→ WRITTEN PROBLEM
Copy all of the material word for word, except for the pictures.

→ MATERIAL
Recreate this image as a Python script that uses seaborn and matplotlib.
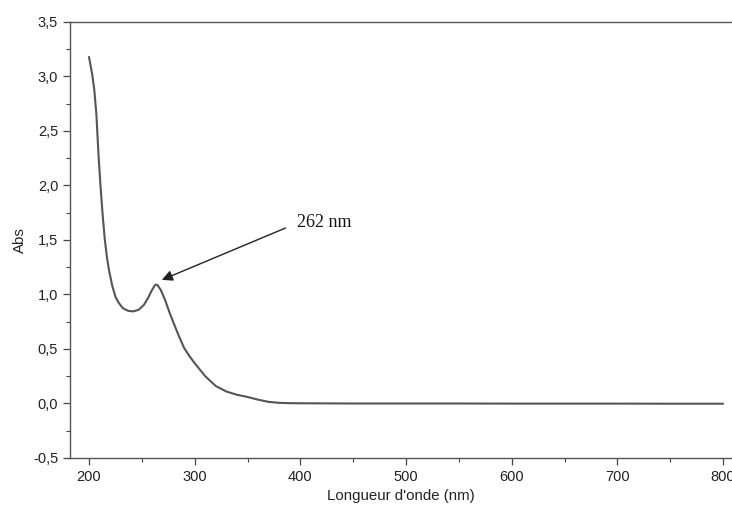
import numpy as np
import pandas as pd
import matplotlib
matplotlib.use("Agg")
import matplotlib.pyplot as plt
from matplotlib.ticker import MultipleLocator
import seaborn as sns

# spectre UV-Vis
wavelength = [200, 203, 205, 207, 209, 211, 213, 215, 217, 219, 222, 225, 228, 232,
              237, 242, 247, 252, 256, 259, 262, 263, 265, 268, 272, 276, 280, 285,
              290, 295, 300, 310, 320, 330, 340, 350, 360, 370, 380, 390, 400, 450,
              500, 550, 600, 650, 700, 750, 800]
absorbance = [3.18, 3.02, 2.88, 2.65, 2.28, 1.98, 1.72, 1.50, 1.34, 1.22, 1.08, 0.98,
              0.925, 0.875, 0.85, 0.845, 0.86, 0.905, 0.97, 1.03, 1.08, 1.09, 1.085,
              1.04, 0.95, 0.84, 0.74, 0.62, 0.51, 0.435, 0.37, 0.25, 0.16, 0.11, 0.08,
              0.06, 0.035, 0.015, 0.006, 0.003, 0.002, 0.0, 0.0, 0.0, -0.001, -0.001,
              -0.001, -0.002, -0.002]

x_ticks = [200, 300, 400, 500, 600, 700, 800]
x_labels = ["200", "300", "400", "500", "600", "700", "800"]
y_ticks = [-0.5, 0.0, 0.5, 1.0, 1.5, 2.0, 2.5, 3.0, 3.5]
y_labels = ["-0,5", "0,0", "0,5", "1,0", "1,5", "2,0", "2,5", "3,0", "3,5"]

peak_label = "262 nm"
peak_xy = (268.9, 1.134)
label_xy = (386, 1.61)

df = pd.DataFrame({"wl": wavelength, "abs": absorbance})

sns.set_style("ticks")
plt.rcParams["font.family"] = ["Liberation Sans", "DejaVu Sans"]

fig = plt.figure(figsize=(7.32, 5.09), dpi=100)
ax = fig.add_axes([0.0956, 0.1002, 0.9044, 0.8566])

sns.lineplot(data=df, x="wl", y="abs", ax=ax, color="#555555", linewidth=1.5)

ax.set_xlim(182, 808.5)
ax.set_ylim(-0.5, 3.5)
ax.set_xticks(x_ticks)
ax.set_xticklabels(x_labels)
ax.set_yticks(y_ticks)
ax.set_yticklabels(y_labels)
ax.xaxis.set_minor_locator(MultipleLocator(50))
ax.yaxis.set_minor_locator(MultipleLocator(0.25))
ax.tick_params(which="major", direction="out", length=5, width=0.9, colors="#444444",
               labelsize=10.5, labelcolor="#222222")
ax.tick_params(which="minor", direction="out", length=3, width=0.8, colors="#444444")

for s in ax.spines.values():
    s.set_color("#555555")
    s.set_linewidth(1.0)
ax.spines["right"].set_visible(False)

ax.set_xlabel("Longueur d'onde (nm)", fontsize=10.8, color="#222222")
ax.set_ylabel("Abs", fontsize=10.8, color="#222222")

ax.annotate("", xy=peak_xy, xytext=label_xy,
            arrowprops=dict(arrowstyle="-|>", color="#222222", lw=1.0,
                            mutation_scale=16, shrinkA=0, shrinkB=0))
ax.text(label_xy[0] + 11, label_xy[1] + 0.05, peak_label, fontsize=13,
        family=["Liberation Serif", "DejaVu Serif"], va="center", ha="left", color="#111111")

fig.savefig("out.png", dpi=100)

→ ANSWER TO THE EXERCISE
Recreate this image as a Python script that uses seaborn and matplotlib.
import numpy as np
import pandas as pd
import matplotlib
matplotlib.use("Agg")
import matplotlib.pyplot as plt
from matplotlib.ticker import MultipleLocator
import seaborn as sns

# spectre UV-Vis
wavelength = [200, 203, 205, 207, 209, 211, 213, 215, 217, 219, 222, 225, 228, 232,
              237, 242, 247, 252, 256, 259, 262, 263, 265, 268, 272, 276, 280, 285,
              290, 295, 300, 310, 320, 330, 340, 350, 360, 370, 380, 390, 400, 450,
              500, 550, 600, 650, 700, 750, 800]
absorbance = [3.18, 3.02, 2.88, 2.65, 2.28, 1.98, 1.72, 1.50, 1.34, 1.22, 1.08, 0.98,
              0.925, 0.875, 0.85, 0.845, 0.86, 0.905, 0.97, 1.03, 1.08, 1.09, 1.085,
              1.04, 0.95, 0.84, 0.74, 0.62, 0.51, 0.435, 0.37, 0.25, 0.16, 0.11, 0.08,
              0.06, 0.035, 0.015, 0.006, 0.003, 0.002, 0.0, 0.0, 0.0, -0.001, -0.001,
              -0.001, -0.002, -0.002]

x_ticks = [200, 300, 400, 500, 600, 700, 800]
x_labels = ["200", "300", "400", "500", "600", "700", "800"]
y_ticks = [-0.5, 0.0, 0.5, 1.0, 1.5, 2.0, 2.5, 3.0, 3.5]
y_labels = ["-0,5", "0,0", "0,5", "1,0", "1,5", "2,0", "2,5", "3,0", "3,5"]

peak_label = "262 nm"
peak_xy = (268.9, 1.134)
label_xy = (386, 1.61)

df = pd.DataFrame({"wl": wavelength, "abs": absorbance})

sns.set_style("ticks")
plt.rcParams["font.family"] = ["Liberation Sans", "DejaVu Sans"]

fig = plt.figure(figsize=(7.32, 5.09), dpi=100)
ax = fig.add_axes([0.0956, 0.1002, 0.9044, 0.8566])

sns.lineplot(data=df, x="wl", y="abs", ax=ax, color="#555555", linewidth=1.5)

ax.set_xlim(182, 808.5)
ax.set_ylim(-0.5, 3.5)
ax.set_xticks(x_ticks)
ax.set_xticklabels(x_labels)
ax.set_yticks(y_ticks)
ax.set_yticklabels(y_labels)
ax.xaxis.set_minor_locator(MultipleLocator(50))
ax.yaxis.set_minor_locator(MultipleLocator(0.25))
ax.tick_params(which="major", direction="out", length=5, width=0.9, colors="#444444",
               labelsize=10.5, labelcolor="#222222")
ax.tick_params(which="minor", direction="out", length=3, width=0.8, colors="#444444")

for s in ax.spines.values():
    s.set_color("#555555")
    s.set_linewidth(1.0)
ax.spines["right"].set_visible(False)

ax.set_xlabel("Longueur d'onde (nm)", fontsize=10.8, color="#222222")
ax.set_ylabel("Abs", fontsize=10.8, color="#222222")

ax.annotate("", xy=peak_xy, xytext=label_xy,
            arrowprops=dict(arrowstyle="-|>", color="#222222", lw=1.0,
                            mutation_scale=16, shrinkA=0, shrinkB=0))
ax.text(label_xy[0] + 11, label_xy[1] + 0.05, peak_label, fontsize=13,
        family=["Liberation Serif", "DejaVu Serif"], va="center", ha="left", color="#111111")

fig.savefig("out.png", dpi=100)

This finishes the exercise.